>> Begin

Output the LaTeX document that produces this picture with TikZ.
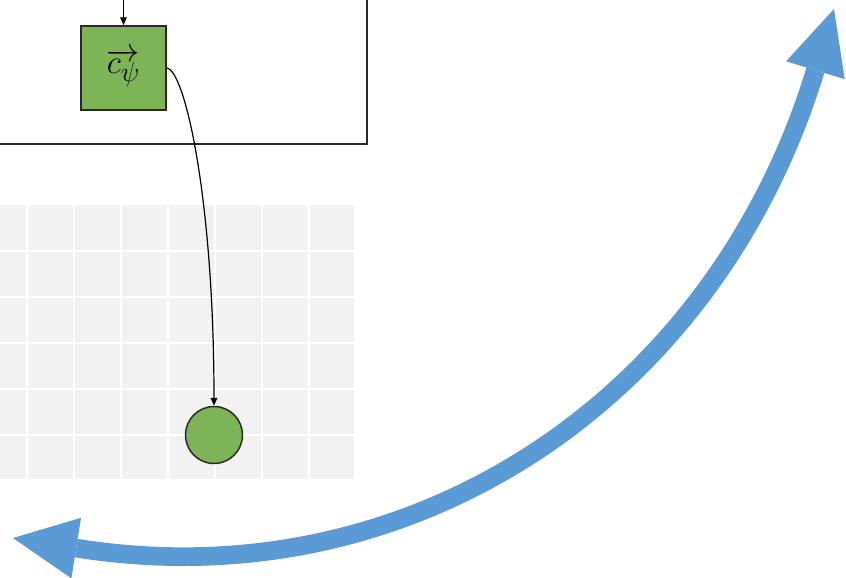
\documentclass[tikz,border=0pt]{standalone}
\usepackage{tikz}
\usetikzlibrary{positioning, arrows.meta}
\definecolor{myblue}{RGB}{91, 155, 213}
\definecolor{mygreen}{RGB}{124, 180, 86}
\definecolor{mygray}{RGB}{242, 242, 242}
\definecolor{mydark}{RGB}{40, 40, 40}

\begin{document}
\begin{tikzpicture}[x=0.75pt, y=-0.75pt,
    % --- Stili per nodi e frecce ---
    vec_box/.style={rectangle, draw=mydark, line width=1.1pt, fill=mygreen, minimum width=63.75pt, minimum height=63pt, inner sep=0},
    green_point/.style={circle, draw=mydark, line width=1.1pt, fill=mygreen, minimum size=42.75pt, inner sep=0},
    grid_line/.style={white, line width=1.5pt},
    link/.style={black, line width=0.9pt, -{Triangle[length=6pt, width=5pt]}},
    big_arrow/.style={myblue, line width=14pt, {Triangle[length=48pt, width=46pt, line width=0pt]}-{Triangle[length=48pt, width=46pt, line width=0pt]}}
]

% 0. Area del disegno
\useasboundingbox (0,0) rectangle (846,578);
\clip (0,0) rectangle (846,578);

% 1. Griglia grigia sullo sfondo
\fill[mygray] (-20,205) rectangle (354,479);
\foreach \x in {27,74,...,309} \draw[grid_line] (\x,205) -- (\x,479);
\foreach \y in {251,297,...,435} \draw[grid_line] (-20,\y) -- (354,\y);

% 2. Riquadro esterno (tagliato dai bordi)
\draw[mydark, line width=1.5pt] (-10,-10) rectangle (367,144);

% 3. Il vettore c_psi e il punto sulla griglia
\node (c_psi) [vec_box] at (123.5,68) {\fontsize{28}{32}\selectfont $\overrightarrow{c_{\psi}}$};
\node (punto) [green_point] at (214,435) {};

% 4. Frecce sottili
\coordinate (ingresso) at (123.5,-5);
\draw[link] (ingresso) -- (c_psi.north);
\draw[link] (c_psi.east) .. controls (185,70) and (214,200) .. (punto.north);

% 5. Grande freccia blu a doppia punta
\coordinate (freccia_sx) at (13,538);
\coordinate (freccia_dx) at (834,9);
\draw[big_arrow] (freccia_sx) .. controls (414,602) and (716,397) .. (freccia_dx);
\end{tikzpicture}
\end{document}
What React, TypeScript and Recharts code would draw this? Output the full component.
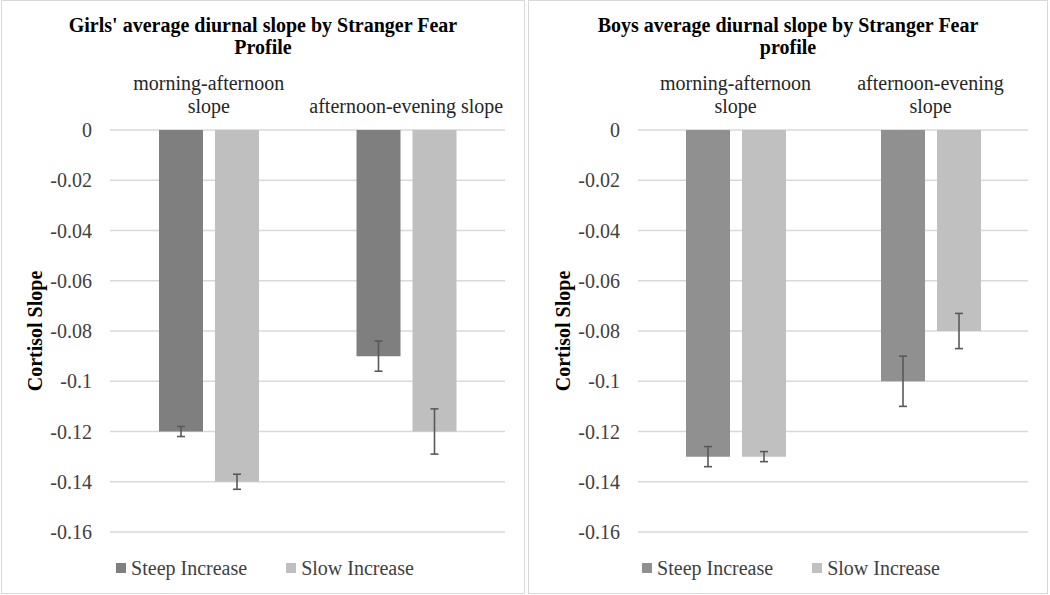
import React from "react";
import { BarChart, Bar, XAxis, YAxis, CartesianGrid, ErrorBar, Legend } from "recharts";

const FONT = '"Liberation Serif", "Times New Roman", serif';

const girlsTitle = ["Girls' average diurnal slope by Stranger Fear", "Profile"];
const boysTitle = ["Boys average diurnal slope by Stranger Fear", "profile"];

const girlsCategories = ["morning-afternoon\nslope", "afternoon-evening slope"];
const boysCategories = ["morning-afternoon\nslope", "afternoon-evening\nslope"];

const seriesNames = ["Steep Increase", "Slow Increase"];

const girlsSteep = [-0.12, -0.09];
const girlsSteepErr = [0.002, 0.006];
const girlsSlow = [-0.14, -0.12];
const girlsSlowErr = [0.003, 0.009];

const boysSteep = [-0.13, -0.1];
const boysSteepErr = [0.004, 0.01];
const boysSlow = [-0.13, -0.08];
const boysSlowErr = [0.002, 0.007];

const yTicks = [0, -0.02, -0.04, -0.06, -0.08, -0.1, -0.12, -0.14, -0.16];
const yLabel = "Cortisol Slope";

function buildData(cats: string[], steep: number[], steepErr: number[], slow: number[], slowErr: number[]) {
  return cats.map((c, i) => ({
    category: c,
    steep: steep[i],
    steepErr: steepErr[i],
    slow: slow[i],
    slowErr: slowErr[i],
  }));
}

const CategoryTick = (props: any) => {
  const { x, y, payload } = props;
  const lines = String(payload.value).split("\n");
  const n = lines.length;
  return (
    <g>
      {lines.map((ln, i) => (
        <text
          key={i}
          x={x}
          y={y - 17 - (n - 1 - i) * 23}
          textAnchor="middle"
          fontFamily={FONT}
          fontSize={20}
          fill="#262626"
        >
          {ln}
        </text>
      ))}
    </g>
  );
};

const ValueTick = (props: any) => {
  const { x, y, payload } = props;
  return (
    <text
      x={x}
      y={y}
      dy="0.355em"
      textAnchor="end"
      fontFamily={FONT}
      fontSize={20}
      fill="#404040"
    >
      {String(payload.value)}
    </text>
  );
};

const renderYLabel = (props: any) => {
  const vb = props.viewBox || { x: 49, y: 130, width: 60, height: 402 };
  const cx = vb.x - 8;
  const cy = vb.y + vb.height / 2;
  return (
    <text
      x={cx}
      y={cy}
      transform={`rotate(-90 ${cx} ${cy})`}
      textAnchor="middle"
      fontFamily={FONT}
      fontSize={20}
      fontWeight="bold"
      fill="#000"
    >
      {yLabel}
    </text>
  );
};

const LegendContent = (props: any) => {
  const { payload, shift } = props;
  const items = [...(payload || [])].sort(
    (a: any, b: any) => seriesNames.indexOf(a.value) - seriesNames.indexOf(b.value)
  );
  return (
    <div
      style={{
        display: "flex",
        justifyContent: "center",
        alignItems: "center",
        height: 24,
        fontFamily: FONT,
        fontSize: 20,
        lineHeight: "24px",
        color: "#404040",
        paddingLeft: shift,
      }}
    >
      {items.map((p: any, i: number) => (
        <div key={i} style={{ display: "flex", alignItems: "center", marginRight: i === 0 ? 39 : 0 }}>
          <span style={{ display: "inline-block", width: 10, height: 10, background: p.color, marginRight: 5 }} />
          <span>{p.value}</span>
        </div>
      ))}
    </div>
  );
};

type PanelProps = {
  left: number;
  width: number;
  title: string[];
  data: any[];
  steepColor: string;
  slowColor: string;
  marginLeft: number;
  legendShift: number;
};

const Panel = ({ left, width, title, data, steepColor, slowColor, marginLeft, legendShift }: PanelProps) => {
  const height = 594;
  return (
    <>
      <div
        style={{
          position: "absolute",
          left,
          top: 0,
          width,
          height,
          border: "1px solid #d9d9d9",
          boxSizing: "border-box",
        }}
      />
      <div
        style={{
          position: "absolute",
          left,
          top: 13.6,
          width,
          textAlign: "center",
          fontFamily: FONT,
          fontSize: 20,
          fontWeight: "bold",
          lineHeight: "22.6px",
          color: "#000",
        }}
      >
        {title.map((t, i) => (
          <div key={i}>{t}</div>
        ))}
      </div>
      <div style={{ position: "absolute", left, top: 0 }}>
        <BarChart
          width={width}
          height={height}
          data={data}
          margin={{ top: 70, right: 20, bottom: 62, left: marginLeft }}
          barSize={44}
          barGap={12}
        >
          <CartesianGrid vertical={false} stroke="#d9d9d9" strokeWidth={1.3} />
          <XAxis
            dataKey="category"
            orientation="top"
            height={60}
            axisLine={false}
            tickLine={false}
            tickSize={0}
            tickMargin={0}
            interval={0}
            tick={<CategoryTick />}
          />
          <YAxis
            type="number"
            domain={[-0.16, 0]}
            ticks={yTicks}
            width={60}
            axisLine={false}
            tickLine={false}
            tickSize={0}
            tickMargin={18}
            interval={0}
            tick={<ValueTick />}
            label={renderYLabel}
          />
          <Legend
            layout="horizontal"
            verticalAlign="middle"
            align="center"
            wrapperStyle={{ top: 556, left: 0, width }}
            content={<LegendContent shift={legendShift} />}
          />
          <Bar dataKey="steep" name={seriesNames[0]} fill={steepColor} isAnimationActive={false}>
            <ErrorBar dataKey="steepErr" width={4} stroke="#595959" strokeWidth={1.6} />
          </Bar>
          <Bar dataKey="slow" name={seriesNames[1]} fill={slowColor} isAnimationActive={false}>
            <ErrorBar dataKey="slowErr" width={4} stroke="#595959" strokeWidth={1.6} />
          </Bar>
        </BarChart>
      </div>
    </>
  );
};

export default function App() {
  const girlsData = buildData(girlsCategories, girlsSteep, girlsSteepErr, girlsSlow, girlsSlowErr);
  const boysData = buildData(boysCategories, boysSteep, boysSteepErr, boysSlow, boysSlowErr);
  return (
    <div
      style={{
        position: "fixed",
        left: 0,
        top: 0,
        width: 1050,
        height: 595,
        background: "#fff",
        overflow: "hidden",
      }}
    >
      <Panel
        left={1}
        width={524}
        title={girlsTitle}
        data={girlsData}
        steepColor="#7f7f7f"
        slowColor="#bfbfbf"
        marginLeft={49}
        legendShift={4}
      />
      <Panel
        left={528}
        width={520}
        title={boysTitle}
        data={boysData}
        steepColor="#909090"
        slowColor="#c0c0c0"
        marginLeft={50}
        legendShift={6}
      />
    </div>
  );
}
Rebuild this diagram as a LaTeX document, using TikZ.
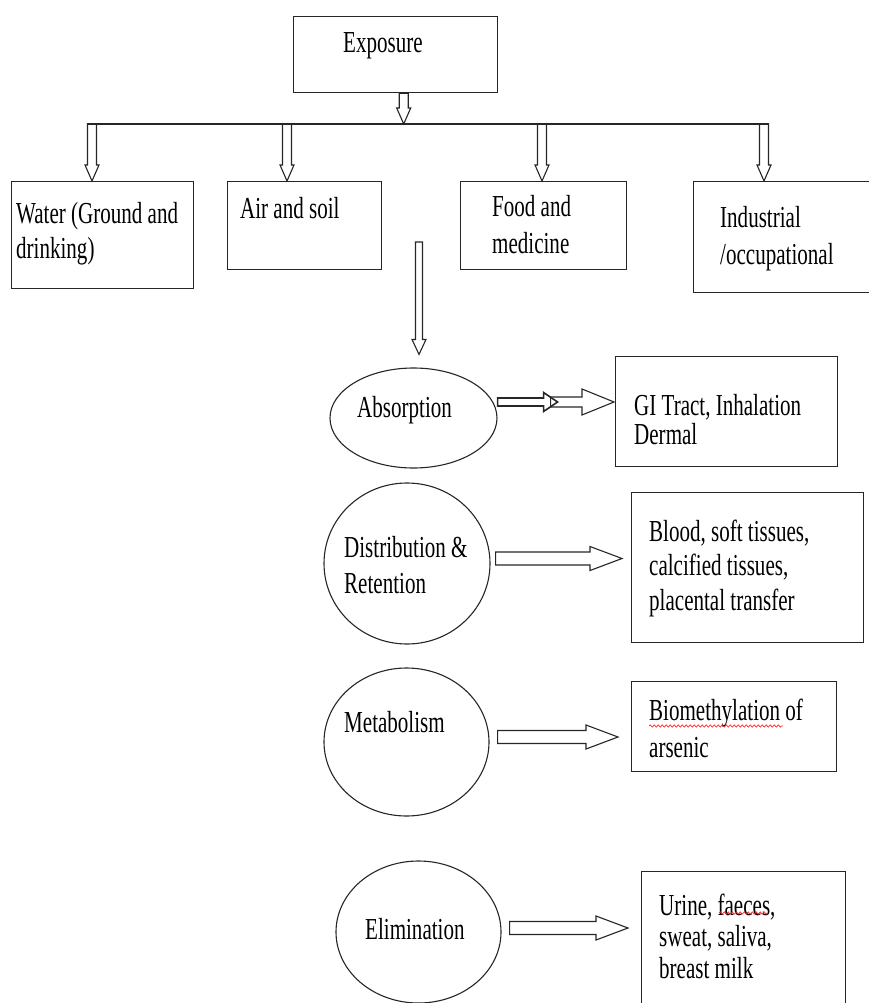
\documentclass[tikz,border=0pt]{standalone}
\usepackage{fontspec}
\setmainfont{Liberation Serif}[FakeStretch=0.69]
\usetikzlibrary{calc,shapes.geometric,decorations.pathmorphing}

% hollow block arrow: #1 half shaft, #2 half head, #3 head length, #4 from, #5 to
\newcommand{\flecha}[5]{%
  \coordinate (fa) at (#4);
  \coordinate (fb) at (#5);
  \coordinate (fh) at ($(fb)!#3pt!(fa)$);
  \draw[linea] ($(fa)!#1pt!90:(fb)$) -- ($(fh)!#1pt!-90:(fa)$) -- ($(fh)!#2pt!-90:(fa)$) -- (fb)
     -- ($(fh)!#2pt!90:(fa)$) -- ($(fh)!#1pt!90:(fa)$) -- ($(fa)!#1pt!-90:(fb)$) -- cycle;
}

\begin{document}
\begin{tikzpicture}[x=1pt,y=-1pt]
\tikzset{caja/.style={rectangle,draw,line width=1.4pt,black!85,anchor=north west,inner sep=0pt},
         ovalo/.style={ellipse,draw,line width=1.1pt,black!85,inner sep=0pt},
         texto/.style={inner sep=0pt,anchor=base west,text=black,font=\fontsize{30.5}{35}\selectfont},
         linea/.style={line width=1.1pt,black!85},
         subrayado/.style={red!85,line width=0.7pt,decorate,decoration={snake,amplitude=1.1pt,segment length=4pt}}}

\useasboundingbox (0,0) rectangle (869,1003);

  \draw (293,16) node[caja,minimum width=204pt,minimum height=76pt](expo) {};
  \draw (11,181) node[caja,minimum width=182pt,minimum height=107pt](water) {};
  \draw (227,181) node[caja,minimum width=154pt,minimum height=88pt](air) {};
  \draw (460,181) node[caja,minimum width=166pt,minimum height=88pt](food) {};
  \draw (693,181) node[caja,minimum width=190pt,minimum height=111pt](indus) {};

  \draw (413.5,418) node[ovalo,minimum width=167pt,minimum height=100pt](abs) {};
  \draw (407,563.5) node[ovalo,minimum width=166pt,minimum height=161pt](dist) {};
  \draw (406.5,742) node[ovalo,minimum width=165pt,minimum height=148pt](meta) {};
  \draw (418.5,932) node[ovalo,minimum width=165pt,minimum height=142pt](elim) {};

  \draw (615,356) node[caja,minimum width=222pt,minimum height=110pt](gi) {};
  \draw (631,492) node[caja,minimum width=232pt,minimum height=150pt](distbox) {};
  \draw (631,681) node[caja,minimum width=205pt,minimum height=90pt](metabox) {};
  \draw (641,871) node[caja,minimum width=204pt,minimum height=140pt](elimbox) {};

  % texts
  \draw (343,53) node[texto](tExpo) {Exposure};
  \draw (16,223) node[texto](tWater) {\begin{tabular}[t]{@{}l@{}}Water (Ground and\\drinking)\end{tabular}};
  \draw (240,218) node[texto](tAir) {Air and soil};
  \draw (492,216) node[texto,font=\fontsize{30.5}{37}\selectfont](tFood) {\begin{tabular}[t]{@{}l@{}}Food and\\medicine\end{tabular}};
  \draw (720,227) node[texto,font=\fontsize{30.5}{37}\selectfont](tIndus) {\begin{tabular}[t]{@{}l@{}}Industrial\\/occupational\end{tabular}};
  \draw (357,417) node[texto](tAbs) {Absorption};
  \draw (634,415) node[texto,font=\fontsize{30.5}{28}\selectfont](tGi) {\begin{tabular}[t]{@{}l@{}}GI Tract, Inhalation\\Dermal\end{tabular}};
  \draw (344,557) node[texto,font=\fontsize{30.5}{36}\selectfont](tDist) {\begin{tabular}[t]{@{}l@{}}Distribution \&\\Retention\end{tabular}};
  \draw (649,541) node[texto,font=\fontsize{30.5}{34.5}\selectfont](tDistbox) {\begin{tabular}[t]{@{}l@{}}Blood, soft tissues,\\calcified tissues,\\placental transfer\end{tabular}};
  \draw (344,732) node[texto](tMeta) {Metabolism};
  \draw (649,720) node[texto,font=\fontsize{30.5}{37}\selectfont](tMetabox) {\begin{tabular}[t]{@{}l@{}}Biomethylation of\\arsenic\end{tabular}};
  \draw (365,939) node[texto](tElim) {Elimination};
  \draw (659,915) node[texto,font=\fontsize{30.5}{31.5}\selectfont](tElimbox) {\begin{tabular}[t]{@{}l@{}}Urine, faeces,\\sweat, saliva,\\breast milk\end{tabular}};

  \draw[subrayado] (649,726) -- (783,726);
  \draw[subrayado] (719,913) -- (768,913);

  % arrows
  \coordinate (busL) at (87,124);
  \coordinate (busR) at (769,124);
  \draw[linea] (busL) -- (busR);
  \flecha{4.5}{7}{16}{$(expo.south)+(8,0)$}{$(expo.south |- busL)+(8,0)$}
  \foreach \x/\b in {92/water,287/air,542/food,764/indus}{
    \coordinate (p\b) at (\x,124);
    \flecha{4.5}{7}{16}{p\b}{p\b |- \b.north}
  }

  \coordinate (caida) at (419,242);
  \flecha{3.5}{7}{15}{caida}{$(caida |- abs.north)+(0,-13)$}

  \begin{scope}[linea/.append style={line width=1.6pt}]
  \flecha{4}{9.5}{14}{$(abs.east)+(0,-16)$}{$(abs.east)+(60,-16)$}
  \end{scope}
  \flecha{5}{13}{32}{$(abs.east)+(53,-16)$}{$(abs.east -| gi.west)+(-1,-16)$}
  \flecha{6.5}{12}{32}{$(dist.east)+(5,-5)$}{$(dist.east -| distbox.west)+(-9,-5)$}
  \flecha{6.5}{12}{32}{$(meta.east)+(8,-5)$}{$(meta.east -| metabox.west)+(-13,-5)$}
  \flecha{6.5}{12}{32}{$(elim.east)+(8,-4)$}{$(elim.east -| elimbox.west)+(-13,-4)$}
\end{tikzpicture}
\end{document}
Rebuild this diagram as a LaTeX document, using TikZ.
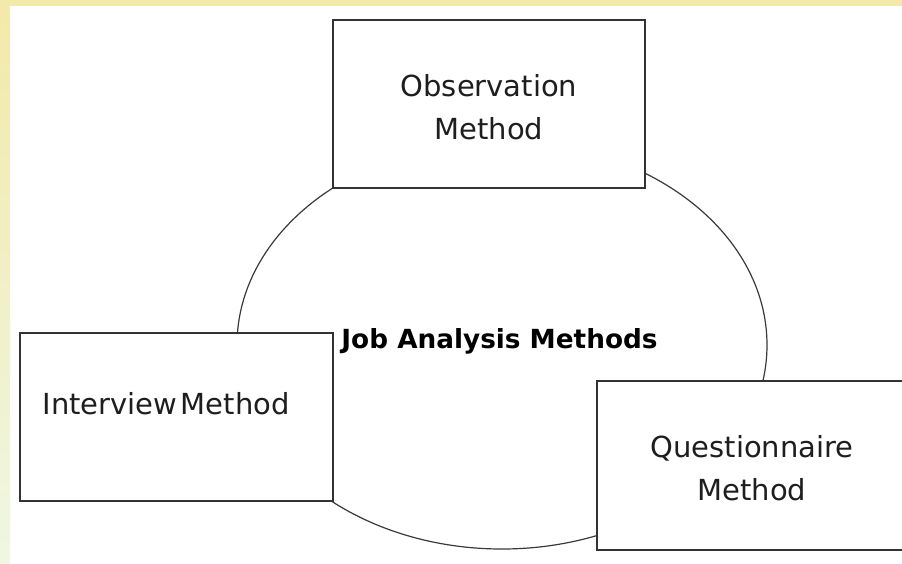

>> End

### STATED TASK
Stop after the line containing "(-10,-10) rectangle (367,144);": copy the records exactly from the first line up to there, leaving pictures out.

### THE ANSWER
Output the LaTeX document that produces this picture with TikZ.
\documentclass[tikz,border=0pt]{standalone}
\usepackage{tikz}
\usetikzlibrary{positioning, arrows.meta}
\definecolor{myblue}{RGB}{91, 155, 213}
\definecolor{mygreen}{RGB}{124, 180, 86}
\definecolor{mygray}{RGB}{242, 242, 242}
\definecolor{mydark}{RGB}{40, 40, 40}

\begin{document}
\begin{tikzpicture}[x=0.75pt, y=-0.75pt,
    % --- Stili per nodi e frecce ---
    vec_box/.style={rectangle, draw=mydark, line width=1.1pt, fill=mygreen, minimum width=63.75pt, minimum height=63pt, inner sep=0},
    green_point/.style={circle, draw=mydark, line width=1.1pt, fill=mygreen, minimum size=42.75pt, inner sep=0},
    grid_line/.style={white, line width=1.5pt},
    link/.style={black, line width=0.9pt, -{Triangle[length=6pt, width=5pt]}},
    big_arrow/.style={myblue, line width=14pt, {Triangle[length=48pt, width=46pt, line width=0pt]}-{Triangle[length=48pt, width=46pt, line width=0pt]}}
]

% 0. Area del disegno
\useasboundingbox (0,0) rectangle (846,578);
\clip (0,0) rectangle (846,578);

% 1. Griglia grigia sullo sfondo
\fill[mygray] (-20,205) rectangle (354,479);
\foreach \x in {27,74,...,309} \draw[grid_line] (\x,205) -- (\x,479);
\foreach \y in {251,297,...,435} \draw[grid_line] (-20,\y) -- (354,\y);

% 2. Riquadro esterno (tagliato dai bordi)
\draw[mydark, line width=1.5pt] (-10,-10) rectangle (367,144);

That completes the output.